Toda fecha marca un tajo arbitrario en el ‘continuum’ del tiempo. Sin embargo, el calendario y los números redondos de los aniversarios nos sirven para poner un poco de orden y sentido en el flujo incesante de los acontecimientos. Sin hitos ni fechas simbólicas, la historia no tendría dónde afianzarse. Puesto de otro modo, la memoria –colectiva e individual– no tendría de qué agarrarse en medio de la vorágine. Ni podría hacer comparaciones.
¿Qué pasaba hace medio siglo? o ¿cómo veía a este país la generación anterior? Son preguntas clásicas que se plantea un cronista (palabra derivada de Cronos, dios del tiempo). Pues bien: hace 50 años exactos, el 11 de julio de 1963, una junta militar derrocó al gobierno de Carlos Julio Arosemena, de tintes izquierdistas y alcohólicos. El Gran Hermano alentaba la instalación, al sur del Río Grande, de dictaduras militares opuestas a la influencia de la Revolución cubana. Sí, era como detener el río con un dedo pues muchas cosas estaban pasando. En enero los Beatles habían lanzado ‘Please, please me’ rompiendo todos los récords e instalando la música como el nuevo lenguaje de la juventud. En junio murió Juan XXIII, pero el concilio que había convocado iba a transformar a una generación de curas. Y en julio apareció ‘Rayuela’, de Julio Cortázar, que literalmente hizo estallar con un ¡boom! los moldes de la novela tradicional.
Bastan unos pocos hitos para perfilar, más que un año, una época. Y el mismo enfoque se aplica a la vida de cada uno. Hablando de cronistas, si aceptamos que cada generación abarca un período de 30 años, ha pasado entonces una desde que empecé a publicar mis crónicas de viaje en la revista Diners. Corría el año de 1983. Luego de los estragos de El Niño, el gobierno de Hurtado sucretizaba la deuda y Febres Cordero lanzaba su campaña presidencial. En un cuartito de la Mañosca yo había terminado de escribir ‘El hermano menor de Marlon Brando’ y dejaba de fumar para siempre.
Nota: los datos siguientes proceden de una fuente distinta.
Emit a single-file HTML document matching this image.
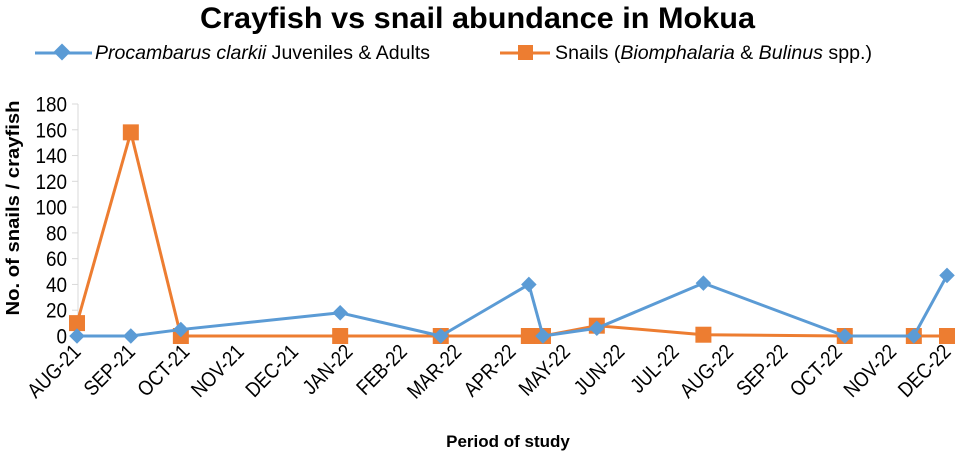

Para calmar la ansiedad me l ancé a viajar. Hijo de mi tiempo, reinventaba la corriente del nuevo periodismo que llegaba al Ecuador con el acostumbrado retraso, pues la Escuela de Periodismo de la Central era el refugio de unos maestros que no escribían una línea mientras afuera el país permanecía ignorado. Recorrer Loja, el Oriente, el norte de Esmeraldas, el páramo, en cualquier medio de transporte, pasando carros y carretas, y volver a contarlo en primera persona, en tiempo presente y estilo coloquial, generó un entusiasmo en los lectores cuyo primer sorprendido fui yo pues hasta me pedían que les llevara conmigo, ellos y ellas.
Leídas hoy, esas crónicas muestran un Ecuador más humano y diverso, no avasallado aún por la publicidad, el dólar, la cultura del ‘mall’ y una arquitectura espantosa. ¿Era ese el costo inevitable del progreso?